Presumably, therefore, we want to ensure that he receives this amount and that it will be taxable in his hands rather than the continuing partners. Would not a simple answer be, as required by the partnership’s retirement deed, to prepare a ‘retirement account’ to calculate the amount of WIP that relates to our outgoing partner and simply enhance his normal share of the partnership profits for the final period of account by that amount? The balance of the profits will be divided between the incoming/continuing partners in the normal way.

The ‘downside’ is that the outgoing partner is subject to income tax on this amount at his marginal rate, whereas if he had received an enhanced payment for goodwill this would, presumably, have been eligible for taper relief. The advantage for the other partners is of course the ‘flip side’, in that they have obtained immediate tax relief for the ‘payment’ to the outgoing partner. – The Dude.

 

Statement of Practice D12 does indeed deal with partnership capital gains only because statements with a ‘D’ prefix relate to capital gains only. It is worth noting that the statement was updated in October 2002, but the old numbering of D12 was retained.

In drawing up accounts to calculate income tax, stock is valued at the lower of cost and net realisable value.

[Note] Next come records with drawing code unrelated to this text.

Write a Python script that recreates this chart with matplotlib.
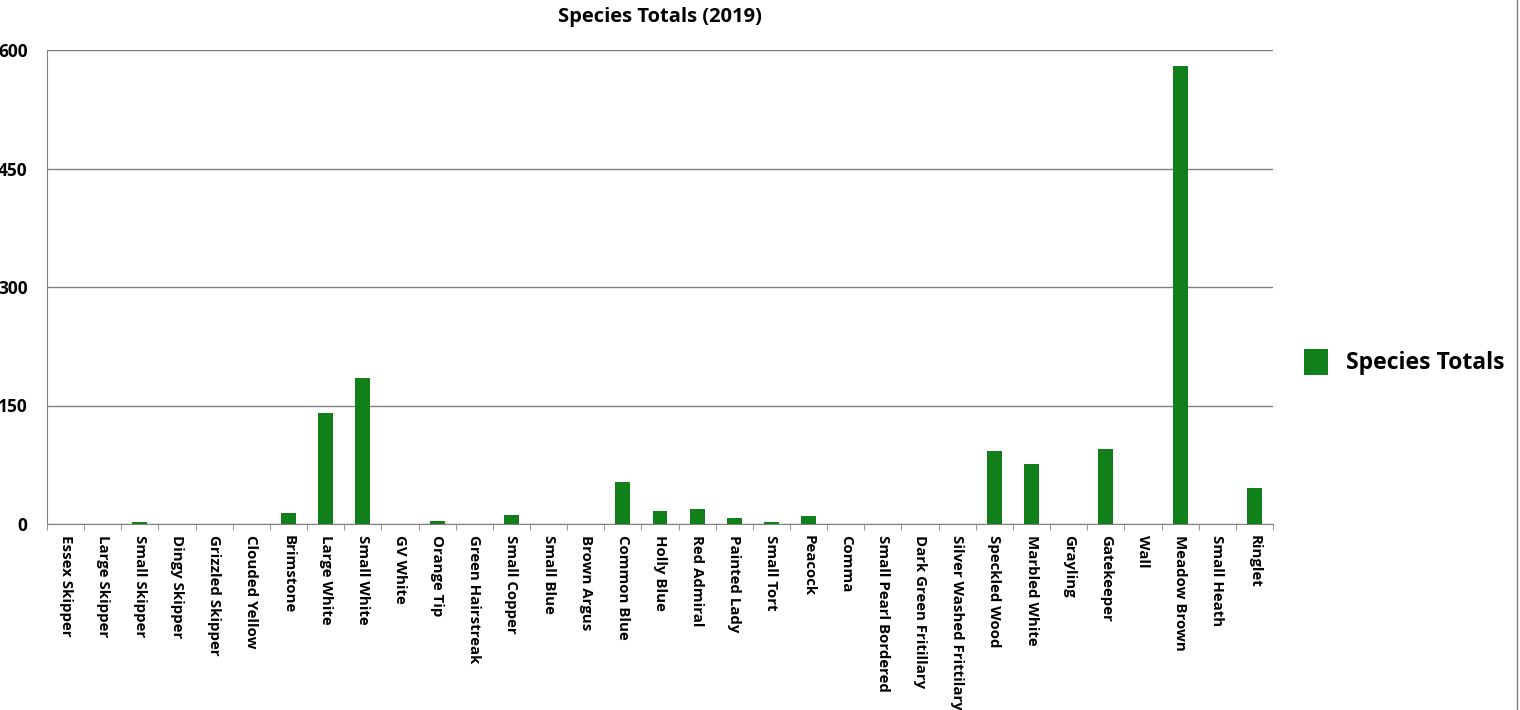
import matplotlib.pyplot as plt
import numpy as np

plt.rcParams['font.family'] = ['Open Sans', 'DejaVu Sans']
plt.rcParams['font.weight'] = 'bold'

species = ["Essex Skipper", "Large Skipper", "Small Skipper", "Dingy Skipper",
           "Grizzled Skipper", "Clouded Yellow", "Brimstone", "Large White",
           "Small White", "GV White", "Orange Tip", "Green Hairstreak",
           "Small Copper", "Small Blue", "Brown Argus", "Common Blue",
           "Holly Blue", "Red Admiral", "Painted Lady", "Small Tort",
           "Peacock", "Comma", "Small Pearl Bordered", "Dark Green Fritillary",
           "Silver Washed Frittilary", "Speckled Wood", "Marbled White",
           "Grayling", "Gatekeeper", "Wall", "Meadow Brown", "Small Heath",
           "Ringlet"]
totals = [0, 0, 3, 0, 0, 0, 14, 140, 185, 0, 4, 0, 11, 0, 0, 53, 17, 19,
          8, 3, 10, 0, 0, 0, 0, 93, 76, 0, 95, 0, 580, 0, 46]
y_ticks = [0, 150, 300, 450, 600]

fig = plt.figure(figsize=(15.2, 7.1), dpi=100)
ax = fig.add_axes([47 / 1520, 1 - 524 / 710, (1273 - 47) / 1520, (524 - 50) / 710])

x = np.arange(len(species))
ax.bar(x, totals, width=0.4, color="#11801a", label="Species Totals", zorder=3)

ax.set_xlim(-0.5, len(species) - 0.5)
ax.set_ylim(0, 600)
ax.set_yticks(y_ticks)
ax.set_yticklabels([str(v) for v in y_ticks], fontsize=12.5, fontweight='bold')
ax.yaxis.grid(True, color="#808080", linewidth=1, zorder=0)
ax.tick_params(axis='y', length=0, pad=14)

ax.set_xticks(x)
ax.set_xticklabels(species, rotation=270, fontsize=10.8, fontweight='bold',
                   va='top', ha='center')
ax.set_xticks(np.arange(len(species) + 1) - 0.5, minor=True)
ax.tick_params(axis='x', which='major', length=0, pad=8)
ax.tick_params(axis='x', which='minor', length=4, color="#808080")

for side in ['top', 'right']:
    ax.spines[side].set_visible(False)
for side in ['left', 'bottom']:
    ax.spines[side].set_color("#808080")

ax.set_title("Species Totals (2019)", fontsize=14.5, fontweight='bold', pad=20)

fig.legend(loc='center left', bbox_to_anchor=(1283 / 1520, 1 - 362 / 710),
           frameon=False, handlelength=1.05, handleheight=1.35,
           prop={'weight': 'bold', 'size': 16.6})

fig.add_artist(plt.Line2D([1517 / 1520, 1517 / 1520], [0, 1], color="#808080",
                          linewidth=1))

fig.savefig("out.png", dpi=100)
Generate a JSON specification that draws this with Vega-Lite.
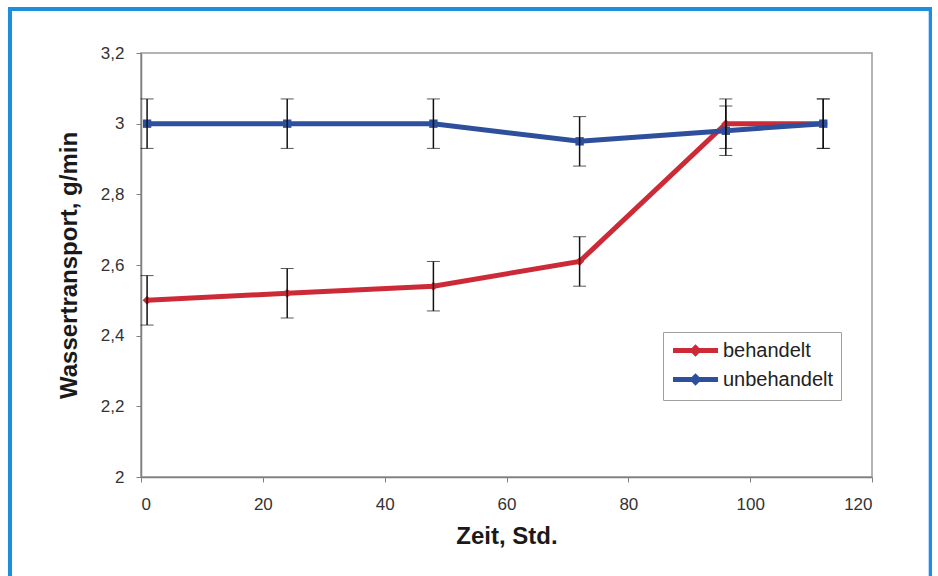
{
  "$schema": "https://vega.github.io/schema/vega-lite/v6.json",
  "autosize": "none",
  "width": 731,
  "height": 424,
  "padding": {"left": 141, "top": 53, "right": 66, "bottom": 99},
  "background": "white",
  "config": {
    "view": {"stroke": "#9a9a9a", "strokeWidth": 1.5},
    "font": "Liberation Sans",
    "axis": {"labelFont": "Liberation Sans", "titleFont": "Liberation Sans", "grid": false, "domainColor": "#808080", "domainWidth": 1.5, "tickColor": "#808080", "tickSize": 5, "labelColor": "#333333", "labelFontSize": 17, "titleFontSize": 24, "titleFontWeight": "bold", "titleColor": "#1a1a1a"}
  },
  "data": {
    "values": [
      {"zeit": 1, "wert": 2.50, "lo": 2.43, "hi": 2.57, "serie": "behandelt"},
      {"zeit": 24, "wert": 2.52, "lo": 2.45, "hi": 2.59, "serie": "behandelt"},
      {"zeit": 48, "wert": 2.54, "lo": 2.47, "hi": 2.61, "serie": "behandelt"},
      {"zeit": 72, "wert": 2.61, "lo": 2.54, "hi": 2.68, "serie": "behandelt"},
      {"zeit": 96, "wert": 3.00, "lo": 2.93, "hi": 3.07, "serie": "behandelt"},
      {"zeit": 112, "wert": 3.00, "lo": 2.93, "hi": 3.07, "serie": "behandelt"},
      {"zeit": 1, "wert": 3.00, "lo": 2.93, "hi": 3.07, "serie": "unbehandelt"},
      {"zeit": 24, "wert": 3.00, "lo": 2.93, "hi": 3.07, "serie": "unbehandelt"},
      {"zeit": 48, "wert": 3.00, "lo": 2.93, "hi": 3.07, "serie": "unbehandelt"},
      {"zeit": 72, "wert": 2.95, "lo": 2.88, "hi": 3.02, "serie": "unbehandelt"},
      {"zeit": 96, "wert": 2.98, "lo": 2.91, "hi": 3.05, "serie": "unbehandelt"},
      {"zeit": 112, "wert": 3.00, "lo": 2.93, "hi": 3.07, "serie": "unbehandelt"}
    ]
  },
  "layer": [
    {
      "mark": {"type": "line", "strokeWidth": 5},
      "encoding": {
        "x": {"field": "zeit", "type": "quantitative", "scale": {"domain": [0, 120], "nice": false}, "axis": {"values": [0, 20, 40, 60, 80, 100, 120], "title": "Zeit, Std.", "titlePadding": 12, "labelPadding": 14}},
        "y": {"field": "wert", "type": "quantitative", "scale": {"domain": [2, 3.2], "nice": false, "zero": false}, "title": "Wassertransport, g/min", "axis": {"values": [2, 2.2, 2.4, 2.6, 2.8, 3, 3.2], "labelExpr": "replace(format(datum.value, '.2~f'), '.', ',')", "titlePadding": 19, "labelPadding": 12}},
        "color": {"field": "serie", "type": "nominal", "scale": {"domain": ["behandelt", "unbehandelt"], "range": ["#cc2a36", "#2e4f9c"]},
          "legend": {"title": null, "orient": "none", "legendX": 522, "legendY": 279, "symbolType": "M-2.5,0H2.5M0,-0.3L0.3,0L0,0.3L-0.3,0Z", "symbolSize": 324, "symbolStrokeWidth": 5, "labelFontSize": 20, "labelColor": "#222222", "labelFont": "Liberation Sans", "strokeColor": "#a0a0a0", "fillColor": "white", "padding": 7, "rowPadding": 2, "labelOffset": 16, "symbolOffset": 14}}
      }
    },
    {
      "transform": [{"filter": "datum.serie === 'behandelt'"}],
      "mark": {"type": "point", "filled": true, "size": 80, "opacity": 1, "shape": "diamond", "color": "#cc2a36"},
      "encoding": {
        "x": {"field": "zeit", "type": "quantitative"},
        "y": {"field": "wert", "type": "quantitative"}
      }
    },
    {
      "transform": [{"filter": "datum.serie === 'unbehandelt'"}],
      "mark": {"type": "point", "filled": true, "size": 70, "opacity": 1, "shape": "square", "color": "#2e4f9c"},
      "encoding": {
        "x": {"field": "zeit", "type": "quantitative"},
        "y": {"field": "wert", "type": "quantitative"}
      }
    },
    {
      "mark": {"type": "errorbar", "ticks": {"size": 13, "color": "#111111", "strokeWidth": 1.5}, "rule": {"color": "#111111", "strokeWidth": 1.5}},
      "encoding": {
        "x": {"field": "zeit", "type": "quantitative"},
        "y": {"field": "lo", "type": "quantitative", "title": "Wassertransport, g/min"},
        "y2": {"field": "hi"}
      }
    },
    {
      "mark": {"type": "rect", "fill": null, "fillOpacity": 0, "stroke": "#1c8fdc", "strokeWidth": 3, "clip": false},
      "encoding": {
        "x": {"datum": -21.5, "type": "quantitative"},
        "x2": {"datum": 129.6},
        "y": {"datum": 3.3245, "type": "quantitative"},
        "y2": {"datum": 1.6}
      }
    }
  ]
}
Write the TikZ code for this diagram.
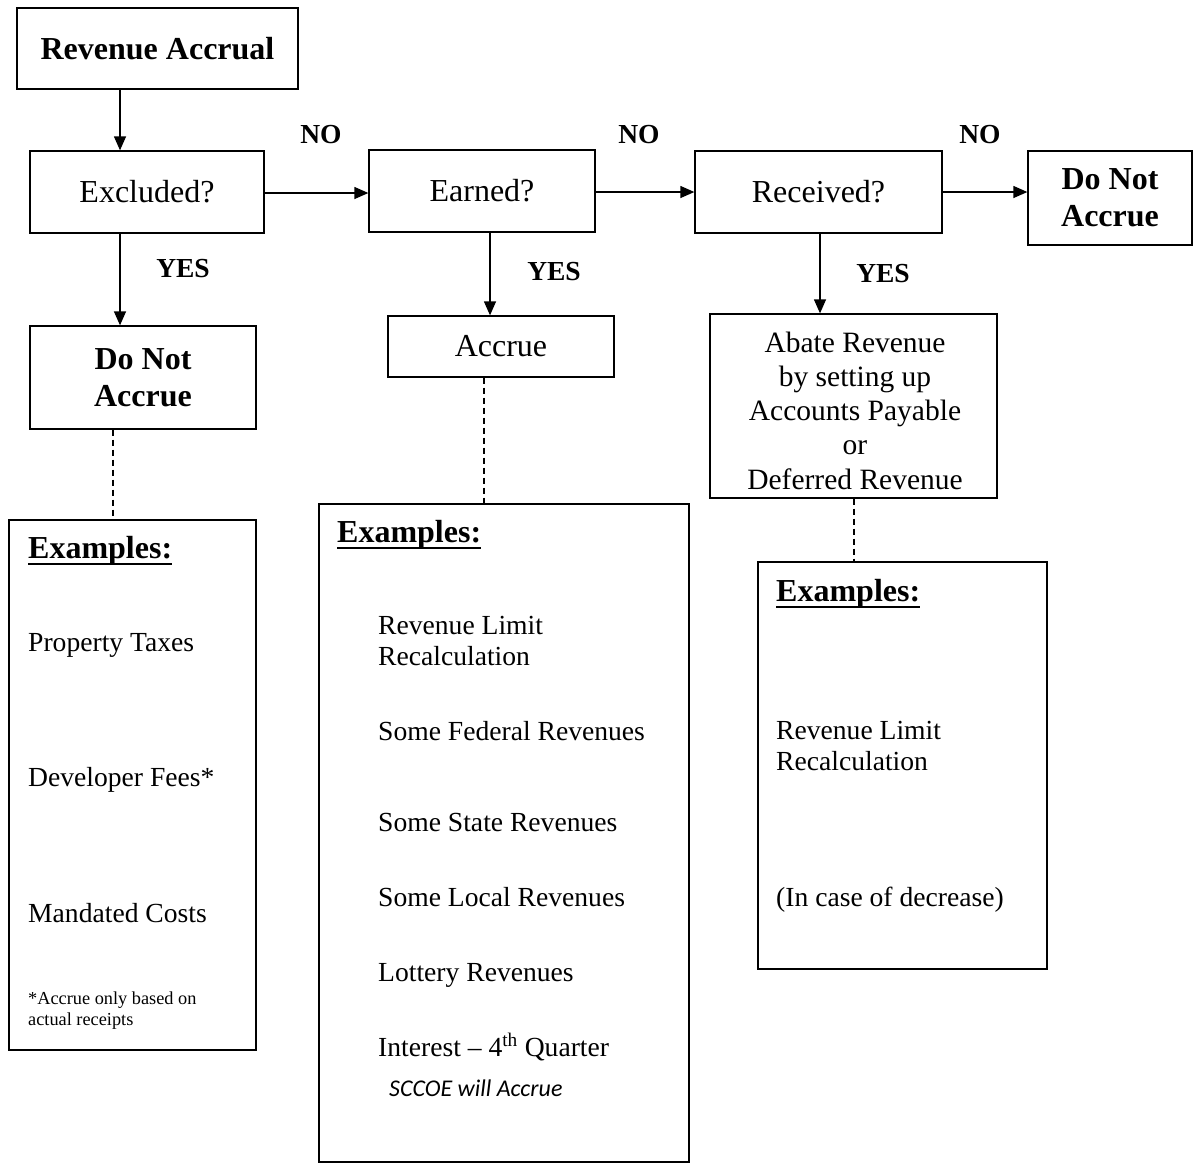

That is also the value that will be used to show the partner’s current or capital account. The transaction as suggested by Dilemma is a way of calculating the amount to be paid to the retiring partner. The partner will receive an amount over and above the accounting profits and this will, therefore, be a payment outside the accounts. Under paragraph 6 of the statement will be treated as an additional payment for goodwill.

The payment to the outgoing partner will be an allowable cost to set against the remaining partners’ disposal of goodwill when they come to dispose of their partnership goodwill in the future.

Doing anything to tax the outgoing partner to income tax in the next period would only be possible if the individual has remained as a partner with a ‘funny’ profit share. Is that what the partners want? – New Road.